** Problem description **
Quote the entries word for word. Omit the pictures.

--- START OF Records ---

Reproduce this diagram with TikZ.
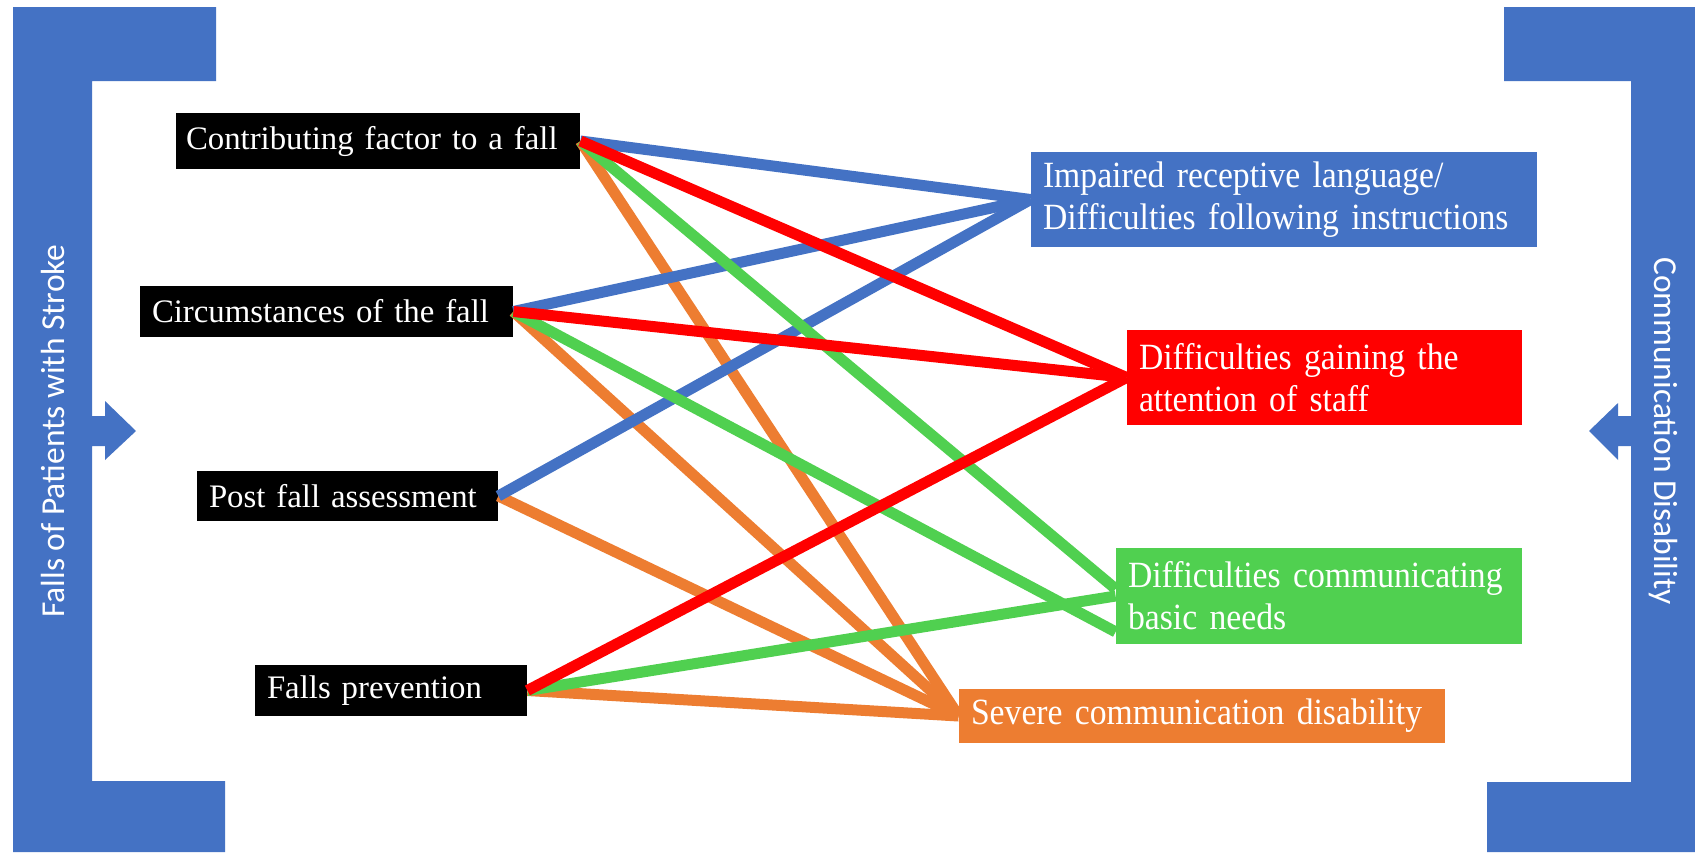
\documentclass[tikz,border=0pt]{standalone}
\usepackage{fontspec}
\setmainfont{Liberation Serif}
\newfontfamily\sidefont{Carlito}
\newfontfamily\condfont[FakeStretch=0.91]{Liberation Serif}
\definecolor{barblue}{HTML}{4472C4}
\definecolor{linkred}{HTML}{FF0000}
\definecolor{linkgreen}{HTML}{50D050}
\definecolor{linkorange}{HTML}{ED7D31}
\tikzset{
	cause/.style={fill=black, text=white, font=\fontsize{16.4}{20}\selectfont, inner xsep=6pt, inner ysep=0pt, align=left},
	effect/.style={text=white, font=\condfont\fontsize{18.5}{21}\selectfont, inner xsep=6pt, inner ysep=0pt, align=left},
	sidelabel/.style={text=white, font=\sidefont\fontsize{16.75}{20}\selectfont},
	link/.style={line width=5.5pt}
}
\begin{document}
\begin{tikzpicture}[x=0.5pt, y=-0.5pt]
	\useasboundingbox (0,0) rectangle (1695,852);
	\fill[white] (0,0) rectangle (1695,852);
	\fill[barblue] (13,7) -- (216,7) -- (216,81) -- (92,81) -- (92,416) -- (105,416) -- (105,401) -- (136,431) -- (105,460) -- (105,446) -- (92,446) -- (92,781) -- (225,781) -- (225,852) -- (13,852) -- cycle;
	\fill[barblue] (1504,7) -- (1695,7) -- (1695,852) -- (1487,852) -- (1487,782) -- (1631,782) -- (1631,446) -- (1618,446) -- (1618,460) -- (1589,431) -- (1618,403) -- (1618,416) -- (1631,416) -- (1631,81) -- (1504,81) -- cycle;
	\node[sidelabel, rotate=90] (fallslabel) at (52.5,431) {Falls of Patients with Stroke};
	\node[sidelabel, rotate=-90] (commlabel) at (1663,431) {Communication Disability};
	\node[cause, inner xsep=5pt, text width=192pt, minimum height=28pt] (contrib) at (378,141) {Contributing factor to a fall};
	\node[cause, text width=174.5pt, minimum height=25.5pt] (circum) at (326.5,311.5) {Circumstances of the fall};
	\node[cause, text width=138.5pt, minimum height=25pt] (postfall) at (347.5,496) {Post fall assessment};
	\node[cause, text width=124pt, minimum height=25.5pt] (prevent) at (391,690.5) {Falls prevention};
	\node[effect, fill=barblue, text width=241pt, minimum height=47.5pt] (receptive) at (1284,199.5) {Impaired receptive language/\\Difficulties following instructions};
	\node[effect, fill=linkred, text width=185.5pt, minimum height=47.5pt] (attention) at (1324.5,377.5) {Difficulties gaining the\\attention of staff};
	\node[effect, fill=linkgreen, text width=191pt, minimum height=48pt] (needs) at (1319,596) {Difficulties communicating\\basic needs};
	\node[effect, fill=linkorange, text width=231pt, minimum height=27pt] (severe) at (1202,716) {Severe communication disability};
	\draw[link, linkorange] (contrib.east) -- (severe.west);
	\draw[link, linkorange] (circum.east) -- (severe.west);
	\draw[link, linkorange] (postfall.east) -- (severe.west);
	\draw[link, linkorange] (prevent.east) -- (severe.west);
	\draw[link, barblue] (contrib.east) -- (receptive.west);
	\draw[link, barblue] (circum.east) -- (receptive.west);
	\draw[link, barblue] (postfall.east) -- (receptive.west);
	\draw[link, linkgreen] (contrib.east) -- (needs.178);
	\draw[link, linkgreen] (circum.east) -- (needs.190);
	\draw[link, linkgreen] (prevent.east) -- (needs.west);
	\draw[link, linkred] (contrib.east) -- (attention.west);
	\draw[link, linkred] (circum.east) -- (attention.west);
	\draw[link, linkred] (prevent.east) -- (attention.west);
\end{tikzpicture}
\end{document}
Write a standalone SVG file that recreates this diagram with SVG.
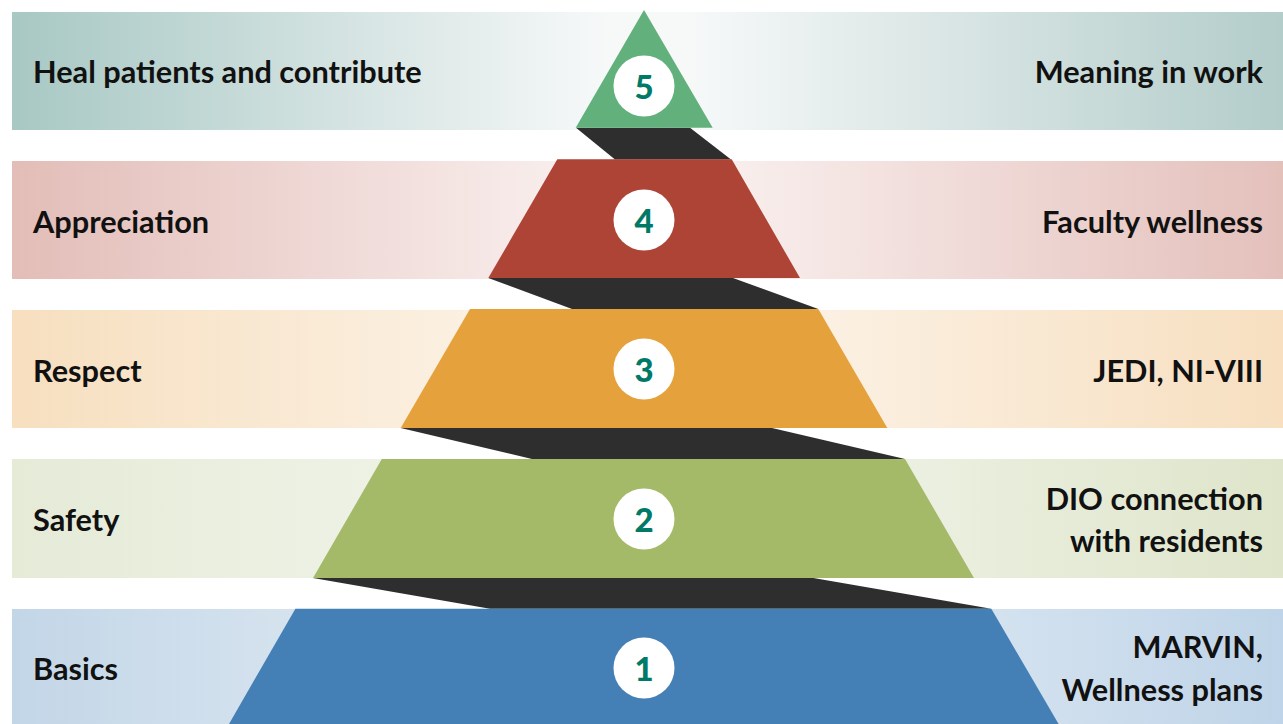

--- END OF Records ---

** Solution to the exercise **
Reproduce this diagram with TikZ.
\documentclass[tikz,border=0pt]{standalone}
\usepackage{fontspec}
\setmainfont{Liberation Serif}
\newfontfamily\sidefont{Carlito}
\newfontfamily\condfont[FakeStretch=0.91]{Liberation Serif}
\definecolor{barblue}{HTML}{4472C4}
\definecolor{linkred}{HTML}{FF0000}
\definecolor{linkgreen}{HTML}{50D050}
\definecolor{linkorange}{HTML}{ED7D31}
\tikzset{
	cause/.style={fill=black, text=white, font=\fontsize{16.4}{20}\selectfont, inner xsep=6pt, inner ysep=0pt, align=left},
	effect/.style={text=white, font=\condfont\fontsize{18.5}{21}\selectfont, inner xsep=6pt, inner ysep=0pt, align=left},
	sidelabel/.style={text=white, font=\sidefont\fontsize{16.75}{20}\selectfont},
	link/.style={line width=5.5pt}
}
\begin{document}
\begin{tikzpicture}[x=0.5pt, y=-0.5pt]
	\useasboundingbox (0,0) rectangle (1695,852);
	\fill[white] (0,0) rectangle (1695,852);
	\fill[barblue] (13,7) -- (216,7) -- (216,81) -- (92,81) -- (92,416) -- (105,416) -- (105,401) -- (136,431) -- (105,460) -- (105,446) -- (92,446) -- (92,781) -- (225,781) -- (225,852) -- (13,852) -- cycle;
	\fill[barblue] (1504,7) -- (1695,7) -- (1695,852) -- (1487,852) -- (1487,782) -- (1631,782) -- (1631,446) -- (1618,446) -- (1618,460) -- (1589,431) -- (1618,403) -- (1618,416) -- (1631,416) -- (1631,81) -- (1504,81) -- cycle;
	\node[sidelabel, rotate=90] (fallslabel) at (52.5,431) {Falls of Patients with Stroke};
	\node[sidelabel, rotate=-90] (commlabel) at (1663,431) {Communication Disability};
	\node[cause, inner xsep=5pt, text width=192pt, minimum height=28pt] (contrib) at (378,141) {Contributing factor to a fall};
	\node[cause, text width=174.5pt, minimum height=25.5pt] (circum) at (326.5,311.5) {Circumstances of the fall};
	\node[cause, text width=138.5pt, minimum height=25pt] (postfall) at (347.5,496) {Post fall assessment};
	\node[cause, text width=124pt, minimum height=25.5pt] (prevent) at (391,690.5) {Falls prevention};
	\node[effect, fill=barblue, text width=241pt, minimum height=47.5pt] (receptive) at (1284,199.5) {Impaired receptive language/\\Difficulties following instructions};
	\node[effect, fill=linkred, text width=185.5pt, minimum height=47.5pt] (attention) at (1324.5,377.5) {Difficulties gaining the\\attention of staff};
	\node[effect, fill=linkgreen, text width=191pt, minimum height=48pt] (needs) at (1319,596) {Difficulties communicating\\basic needs};
	\node[effect, fill=linkorange, text width=231pt, minimum height=27pt] (severe) at (1202,716) {Severe communication disability};
	\draw[link, linkorange] (contrib.east) -- (severe.west);
	\draw[link, linkorange] (circum.east) -- (severe.west);
	\draw[link, linkorange] (postfall.east) -- (severe.west);
	\draw[link, linkorange] (prevent.east) -- (severe.west);
	\draw[link, barblue] (contrib.east) -- (receptive.west);
	\draw[link, barblue] (circum.east) -- (receptive.west);
	\draw[link, barblue] (postfall.east) -- (receptive.west);
	\draw[link, linkgreen] (contrib.east) -- (needs.178);
	\draw[link, linkgreen] (circum.east) -- (needs.190);
	\draw[link, linkgreen] (prevent.east) -- (needs.west);
	\draw[link, linkred] (contrib.east) -- (attention.west);
	\draw[link, linkred] (circum.east) -- (attention.west);
	\draw[link, linkred] (prevent.east) -- (attention.west);
\end{tikzpicture}
\end{document}
Write a standalone SVG file that recreates this diagram with SVG.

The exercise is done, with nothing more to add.